Case Study: Migrating a Multilingual Conversational UI to Edge — Lessons from a 2026 Rollout
Hook: Migrating conversational interfaces to the edge is one thing; doing it for dozens of locales with strict cost targets is another. This case study outlines the tactical roadmap, measurable wins, and the pitfalls we still avoid.
Context & goals
In early 2025, our product team committed to reducing turn‑time for chat responses in APAC and LATAM while protecting monthly inference spend. Goals:
- Reduce median end-to-end response latency by 50–70% in target regions.
- Keep monthly edge inference spend within a 10% variance of forecast.
- Deploy multilingual models without compromising accuracy or local compliance.
We chose a hybrid model: small, locale-specific models on edge nodes with central retraining and drift detection. The migration pulled heavily from current operator playbooks for conversational UIs; for practical architecture patterns see the 2026 conversational UI guide.
Phases of the migration
1. Baseline & quick wins (Weeks 0–6)
We measured latency, error rates, and cost-per-call. Quick wins included:
- Compressing payloads and enabling HTTP/2 multiplexing.
- Moving non-sensitive caching to regional edge caches.

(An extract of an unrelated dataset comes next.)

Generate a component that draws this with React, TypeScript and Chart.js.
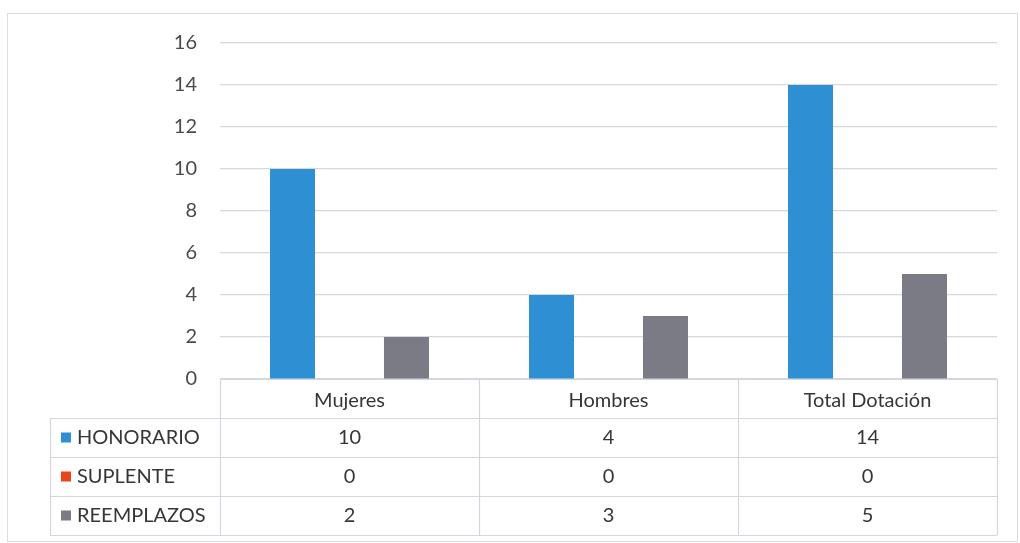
import { useEffect, useRef } from "react";
import { Chart, registerables } from "chart.js";

Chart.register(...registerables);

// Chart data
const categories = ["Mujeres", "Hombres", "Total Dotación"];
const seriesNames = ["HONORARIO", "SUPLENTE", "REEMPLAZOS"];
const honorario = [10, 4, 14];
const suplente = [0, 0, 0];
const reemplazos = [2, 3, 5];
const yMax = 16;
const yStep = 2;

const seriesColors = ["#2f8fd3", "#e9461f", "#7b7b85"];
const FONT = "Lato, 'Open Sans', sans-serif";
const TEXT_COLOR = "#363636";
const LINE_COLOR = "#d6d6e0";

// Data table drawn under the plot: header row with categories, then one row per series
const dataTablePlugin = {
  id: "dataTable",
  afterDraw(chart: any) {
    const { ctx, chartArea } = chart;
    const xs = chart.scales.x;
    const n = chart.data.labels.length;
    const tableLeft = 50;
    const headerH = 39;
    const rowH = 39;
    const top = chartArea.bottom;
    const datasets = chart.data.datasets;
    const bottom = top + headerH + rowH * datasets.length;

    const bounds: number[] = [chartArea.left];
    for (let i = 0; i < n - 1; i++) {
      bounds.push((xs.getPixelForValue(i) + xs.getPixelForValue(i + 1)) / 2);
    }
    bounds.push(chartArea.right);

    ctx.save();
    ctx.strokeStyle = LINE_COLOR;
    ctx.lineWidth = 1.2;
    const hline = (x1: number, x2: number, y: number) => {
      ctx.beginPath();
      ctx.moveTo(x1, Math.round(y) + 0.5);
      ctx.lineTo(x2, Math.round(y) + 0.5);
      ctx.stroke();
    };
    const vline = (x: number, y1: number, y2: number) => {
      ctx.beginPath();
      ctx.moveTo(Math.round(x) + 0.5, y1);
      ctx.lineTo(Math.round(x) + 0.5, y2);
      ctx.stroke();
    };

    hline(chartArea.left, chartArea.right, top);
    for (let r = 0; r <= datasets.length; r++) {
      hline(tableLeft, chartArea.right, top + headerH + r * rowH);
    }
    vline(tableLeft, top + headerH, bottom);
    bounds.forEach((b) => vline(b, top, bottom));

    ctx.fillStyle = TEXT_COLOR;
    ctx.font = `20px ${FONT}`;
    ctx.textBaseline = "middle";
    ctx.textAlign = "center";
    chart.data.labels.forEach((label: string, i: number) => {
      ctx.fillText(label, xs.getPixelForValue(i), top + headerH / 2 + 2);
    });

    datasets.forEach((ds: any, r: number) => {
      const cy = top + headerH + r * rowH + rowH / 2;
      ctx.fillStyle = ds.backgroundColor;
      ctx.fillRect(tableLeft + 11, cy - 5, 10, 10);
      ctx.fillStyle = TEXT_COLOR;
      ctx.textAlign = "left";
      ctx.fillText(ds.label, tableLeft + 27, cy);
      ctx.textAlign = "center";
      ds.data.forEach((v: number, i: number) => {
        ctx.fillText(String(v), xs.getPixelForValue(i), cy);
      });
    });
    ctx.restore();
  },
};

export default function App() {
  const canvasRef = useRef<HTMLCanvasElement | null>(null);

  useEffect(() => {
    if (!canvasRef.current) return;
    const values = [honorario, suplente, reemplazos];
    const chart = new Chart(canvasRef.current, {
      type: "bar",
      data: {
        labels: categories,
        datasets: seriesNames.map((name, i) => ({
          label: name,
          data: values[i],
          backgroundColor: seriesColors[i],
          categoryPercentage: 0.66,
          barPercentage: 0.79,
        })),
      },
      options: {
        animation: false,
        responsive: false,
        layout: { padding: { top: 43, right: 23, bottom: 164, left: 0 } },
        plugins: {
          legend: { display: false },
          tooltip: { enabled: false },
        },
        scales: {
          x: {
            display: false,
            grid: { display: false },
          },
          y: {
            min: 0,
            max: yMax,
            ticks: {
              stepSize: yStep,
              padding: 23,
              color: "#4a4a4a",
              font: { family: FONT, size: 20 },
            },
            grid: { color: LINE_COLOR, lineWidth: 1.2, drawTicks: false },
            border: { display: false },
            afterFit(scale: any) {
              scale.width = 220;
            },
          },
        },
      },
      plugins: [dataTablePlugin],
    });
    return () => chart.destroy();
  }, []);

  return (
    <div
      style={{
        position: "fixed",
        left: 0,
        top: 0,
        width: 1020,
        height: 543,
        background: "#ffffff",
        overflow: "hidden",
      }}
    >
      <div
        style={{
          position: "absolute",
          left: 7,
          top: 13,
          width: 1011,
          height: 529,
          border: "1px solid #dcdce2",
          boxSizing: "border-box",
        }}
      />
      <canvas
        ref={canvasRef}
        width={1020}
        height={543}
        style={{ position: "absolute", left: 0, top: 0, width: 1020, height: 543 }}
      />
    </div>
  );
}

- Establishing a lightweight canary pipeline for language models.
2. Pilot edge cluster & observability (Weeks 6–14)
The pilot ran on a subset of nodes in three regions. We instrumented model outputs and added a downstream reconciliation job to validate prediction drift. Our observability approach followed patterns from modern edge deployments and we leaned on field reviews of platform behavior to set expectations — see the hands-on comparisons in the Attraction.Cloud field review for how platform-level SLAs can differ from vendor claims.
3. Scale, forecast, and protect (Weeks 14–30)
As we scaled, costs threatened our monthly budget. We implemented predictive budget forecasting that started as a spreadsheet prototype and then evolved into a control-plane service. The team used techniques inspired by documented predictive inventory patterns — see the community write-up on predictive inventory models in Google Sheets for the rapid-prototyping lessons we adapted.
Key technical moves that mattered
- Locale-specific lightweight models: reduced tokenization overhead and improved relevance for short-turn queries.
- Edge orchestration with cost tags: every deployment carried a cost tag, enabling per-feature cost dashboards and automated throttles.
- Adaptive fidelity: for low-value queries, we served compressed intent labels rather than full-form responses, cutting inference time and cost.
- Federated validation pipeline: aggregated validation statistics across regions without moving raw conversational payloads into central storage.
Operational outcomes
After 90 days of steady state:
- Median latency fell by 60% in the targeted regions.
- Monthly inference costs stayed within 8% of forecast after introducing predictive capping.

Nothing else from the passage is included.